Almost one in three Brighton and Hove homes are privately rented, the highest rate outside London, new census figures show.
The city’s housing market also has the highest proportion of one-bedroom households (24.7 per cent) and the lowest of whole houses or bungalows (49.9 per cent) in England and Wales outside the capital.
The occupancy data suggests that 4.4 per cent of the city’s homes are over-occupied based on the number of bedrooms per resident, with 40.7 per cent having the ideal number of bedrooms and 54.8 per cent being under-occupied.
When calculated against the total number of rooms rather than just bedrooms, this rises to an over-occupancy rate of 11.5 per cent – possibly due to the number of HMOs and studio flats.
Of the rest, 50 per cent are flats and 0.1 per cent caravans or other temporary structures.
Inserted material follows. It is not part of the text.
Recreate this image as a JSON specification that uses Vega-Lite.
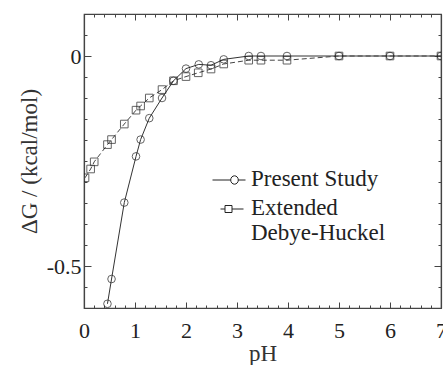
{
  "$schema": "https://vega.github.io/schema/vega-lite/v6.json",
  "width": 357,
  "height": 294,
  "autosize": {"type": "none"},
  "padding": {"left": 84, "top": 14, "right": 2, "bottom": 57},
  "background": "white",
  "config": {
    "font": "Liberation Serif",
    "view": {"stroke": "#444", "strokeWidth": 1.2},
    "axis": {
      "grid": false,
      "labelFont": "Liberation Serif",
      "titleFont": "Liberation Serif",
      "labelFontSize": 22,
      "titleFontSize": 23,
      "titleFontWeight": "normal",
      "labelColor": "#222",
      "titleColor": "#333",
      "tickColor": "#444",
      "domainColor": "#444",
      "domainWidth": 1.2
    },
    "legend": {"labelFont": "Liberation Serif"}
  },
  "data": {
    "values": [
      {"series": "Present Study", "pH": 0.46, "dG": -0.590},
      {"series": "Present Study", "pH": 0.54, "dG": -0.531},
      {"series": "Present Study", "pH": 0.79, "dG": -0.349},
      {"series": "Present Study", "pH": 1.02, "dG": -0.239},
      {"series": "Present Study", "pH": 1.11, "dG": -0.199},
      {"series": "Present Study", "pH": 1.28, "dG": -0.148},
      {"series": "Present Study", "pH": 1.53, "dG": -0.100},
      {"series": "Present Study", "pH": 1.755, "dG": -0.059},
      {"series": "Present Study", "pH": 2.0, "dG": -0.030},
      {"series": "Present Study", "pH": 2.25, "dG": -0.020},
      {"series": "Present Study", "pH": 2.49, "dG": -0.022},
      {"series": "Present Study", "pH": 2.74, "dG": -0.008},
      {"series": "Present Study", "pH": 3.23, "dG": 0.0},
      {"series": "Present Study", "pH": 3.47, "dG": 0.0},
      {"series": "Present Study", "pH": 3.98, "dG": 0.0},
      {"series": "Present Study", "pH": 5.0, "dG": 0.0},
      {"series": "Present Study", "pH": 6.0, "dG": 0.0},
      {"series": "Present Study", "pH": 7.0, "dG": 0.0},
      {"series": "Extended Debye-Huckel", "pH": 0.02, "dG": -0.290},
      {"series": "Extended Debye-Huckel", "pH": 0.13, "dG": -0.269},
      {"series": "Extended Debye-Huckel", "pH": 0.20, "dG": -0.252},
      {"series": "Extended Debye-Huckel", "pH": 0.46, "dG": -0.211},
      {"series": "Extended Debye-Huckel", "pH": 0.54, "dG": -0.199},
      {"series": "Extended Debye-Huckel", "pH": 0.79, "dG": -0.162},
      {"series": "Extended Debye-Huckel", "pH": 1.02, "dG": -0.129},
      {"series": "Extended Debye-Huckel", "pH": 1.11, "dG": -0.119},
      {"series": "Extended Debye-Huckel", "pH": 1.28, "dG": -0.100},
      {"series": "Extended Debye-Huckel", "pH": 1.53, "dG": -0.080},
      {"series": "Extended Debye-Huckel", "pH": 1.755, "dG": -0.059},
      {"series": "Extended Debye-Huckel", "pH": 2.0, "dG": -0.049},
      {"series": "Extended Debye-Huckel", "pH": 2.24, "dG": -0.040},
      {"series": "Extended Debye-Huckel", "pH": 2.49, "dG": -0.031},
      {"series": "Extended Debye-Huckel", "pH": 2.74, "dG": -0.019},
      {"series": "Extended Debye-Huckel", "pH": 3.23, "dG": -0.010},
      {"series": "Extended Debye-Huckel", "pH": 3.47, "dG": -0.010},
      {"series": "Extended Debye-Huckel", "pH": 3.98, "dG": -0.010},
      {"series": "Extended Debye-Huckel", "pH": 5.0, "dG": 0.0},
      {"series": "Extended Debye-Huckel", "pH": 6.0, "dG": 0.0},
      {"series": "Extended Debye-Huckel", "pH": 7.0, "dG": 0.0}
    ]
  },
  "layer": [
    {
      "transform": [{"filter": "datum.series == 'Present Study'"}],
      "mark": {"type": "line", "color": "#333", "strokeWidth": 1, "clip": true},
      "encoding": {
        "x": {"field": "pH", "type": "quantitative", "scale": {"domain": [0, 7], "nice": false},
          "axis": {"orient": "bottom", "values": [0, 1, 2, 3, 4, 5, 6, 7], "tickSize": -6, "labelPadding": 18, "title": "pH", "titlePadding": 1, "labelFlush": false, "labelOverlap": false}},
        "y": {"field": "dG", "type": "quantitative", "scale": {"domain": [-0.6, 0.1], "nice": false, "zero": false},
          "axis": {"orient": "left", "values": [0, -0.5], "tickSize": -7, "labelPadding": 10, "labelExpr": "datum.value + ''", "title": "ΔG / (kcal/mol)", "titlePadding": 5}}
      }
    },
    {
      "transform": [{"filter": "datum.series == 'Extended Debye-Huckel'"}],
      "mark": {"type": "line", "color": "#444", "strokeWidth": 1, "strokeDash": [5, 3], "clip": true},
      "encoding": {
        "x": {"field": "pH", "type": "quantitative", "scale": {"domain": [0, 7], "nice": false},
          "axis": {"orient": "bottom", "values": [0.2, 0.4, 0.6, 0.8, 1.2, 1.4, 1.6, 1.8, 2.2, 2.4, 2.6, 2.8, 3.2, 3.4, 3.6, 3.8, 4.2, 4.4, 4.6, 4.8, 5.2, 5.4, 5.6, 5.8, 6.2, 6.4, 6.6, 6.8], "tickSize": -3, "labels": false, "domain": false, "title": null}},
        "y": {"field": "dG", "type": "quantitative", "scale": {"domain": [-0.6, 0.1], "nice": false, "zero": false},
          "axis": {"orient": "left", "values": [0.05, -0.05, -0.1, -0.15, -0.2, -0.25, -0.3, -0.35, -0.4, -0.45, -0.55], "tickSize": -3, "labels": false, "domain": false, "title": null}}
      }
    },
    {
      "mark": {"type": "point", "filled": false, "color": "#222", "strokeWidth": 1, "size": 58, "clip": true},
      "encoding": {
        "x": {"field": "pH", "type": "quantitative", "scale": {"domain": [0, 7], "nice": false},
          "axis": {"orient": "top", "values": [0, 1, 2, 3, 4, 5, 6, 7], "tickSize": -6, "labels": false, "title": null}},
        "y": {"field": "dG", "type": "quantitative", "scale": {"domain": [-0.6, 0.1], "nice": false, "zero": false},
          "axis": {"orient": "right", "values": [0, -0.5], "tickSize": -7, "labels": false, "title": null}},
        "shape": {"field": "series", "type": "nominal",
          "scale": {"domain": ["Present Study", "Extended Debye-Huckel"], "range": ["circle", "square"]},
          "legend": null}
      }
    },
    {
      "transform": [{"filter": "datum.pH < -100"}],
      "mark": {"type": "point", "filled": false, "color": "#222", "strokeWidth": 1},
      "encoding": {
        "x": {"field": "pH", "type": "quantitative", "scale": {"domain": [0, 7], "nice": false},
          "axis": {"orient": "top", "values": [0.2, 0.4, 0.6, 0.8, 1.2, 1.4, 1.6, 1.8, 2.2, 2.4, 2.6, 2.8, 3.2, 3.4, 3.6, 3.8, 4.2, 4.4, 4.6, 4.8, 5.2, 5.4, 5.6, 5.8, 6.2, 6.4, 6.6, 6.8], "tickSize": -3, "labels": false, "domain": false, "title": null}},
        "y": {"field": "dG", "type": "quantitative", "scale": {"domain": [-0.6, 0.1], "nice": false, "zero": false},
          "axis": {"orient": "right", "values": [0.05, -0.05, -0.1, -0.15, -0.2, -0.25, -0.3, -0.35, -0.4, -0.45, -0.55], "tickSize": -3, "labels": false, "domain": false, "title": null}},
        "shape": {"field": "series", "type": "nominal",
          "scale": {"domain": ["Present Study", "Extended Debye-Huckel"],
            "range": ["M-3.4,-1.1H0.24M1.76,-1.1H3.2M0.24,-1.1A0.76,0.84 0 1,0 1.76,-1.1A0.76,0.84 0 1,0 0.24,-1.1", "M-1.8,-1.1H-0.9M0.5,-1.1H2.8M-0.9,-1.8H0.5V-0.4H-0.9Z"]},
          "legend": {
            "orient": "none", "legendX": 134, "legendY": 160, "title": null, "padding": 0,
            "symbolSize": 100, "symbolStrokeColor": "#222", "symbolFillColor": "transparent", "symbolStrokeWidth": 1, "symbolOpacity": 1,
            "labelFontSize": 23, "labelColor": "#222", "labelOffset": 10, "labelLimit": 300, "labelBaseline": "alphabetic",
            "rowPadding": 5,
            "labelExpr": "datum.label == 'Extended Debye-Huckel' ? ['Extended', 'Debye-Huckel'] : datum.label",
            "encode": {"labels": {"update": {"lineHeight": {"value": 28}}}}
          }}
      }
    }
  ],
  "resolve": {
    "axis": {"x": "independent", "y": "independent"},
    "scale": {"shape": "independent"}
  }
}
Tenure responses show that 25.1 per cent of houses are owned outright, 27.2 per cent owned with a mortgage, loan or shared ownership, 14.9 per cent are socially rented (9.5 per cent from the council) and 32.9 per cent are privately rented or living rent-free.
The house breakdown is 10.3 per cent detached or bungalows, 19.7 per cent semi-detached and 19.8 per cent terraced.
Of all homes, 31.2 per cent have two bedrooms, 26.1 per cent have three bedrooms and 18.1 per cent have four or more.
A spokesman for Acorn, a union which represents private tenants, said: “The huge number of Brighton & Hove residents in rental accommodation highlights the need for urgent action from the Council to protect renters from rogue landlords.
“With such a premium on housing in the city, renters are left vulnerable to outrageous fees and dodgy landlords, with little or no security or protection provided by the authorities. This must change.”
And it has the highest rate of households without a car or van in the south outside London – although this has fallen slightly since the last census, from 38.2 per cent to 37.4 per cent.
However, the total number of households responding to the census fell slightly, from 126,827 to 121,402 – but this is almost certainly because it was conducted in 2021 during lockdown, when many students were not at university.
Lockdown also means that data on how people were travelling to work then is hugely different to the previous census in 2011.
Back then, 37.2 per cent were driving to work, 20.6 per cent walking, 4.9 per cent cycling and 4.5 per cent getting the bus. Just 7.6 per cent were working from home.
In March 2021, when the government was still telling people to work from home where possible, the number of respondents doing so had jumped more than fivefold to 42.7 per cent.
Of those still going into work, 2.5 per cent took the train, 7.1 per cent took the bus, 27.3 per cent drove or were driven 3.8 per cent cycled and 14.3v walked.
Roddy Crockett, partnerships and public affairs manager for the south east of England at Sustrans said: “We should continue to make Brighton and Hove a place where everyone can thrive without needing access to a car for essential day to day travel.
“For example, we have Sustrans Bike-It Officers who help support young people to travel independently to school.
“Cheaper bus tickets, car clubs, bike hangars and safer walking and cycling routes all make it easier to live in Brighton and Hove car-free.
“The more we can help households thrive without needing a car the quicker we will reach net-zero, save money and live healthier lives.”
The other question respondents answered under housing was what kind of central heating their home has. The most common type, at 75.3 per cent, is mains gas, with 11.9 per cent having electric only, and 2.3 per cent have no central heating.
Just 0.2 per cent responding have purely renewable central heating, but another 0.4 per cent have some kind of renewable heating and 1.6 per cent are part of a district or communal heat network.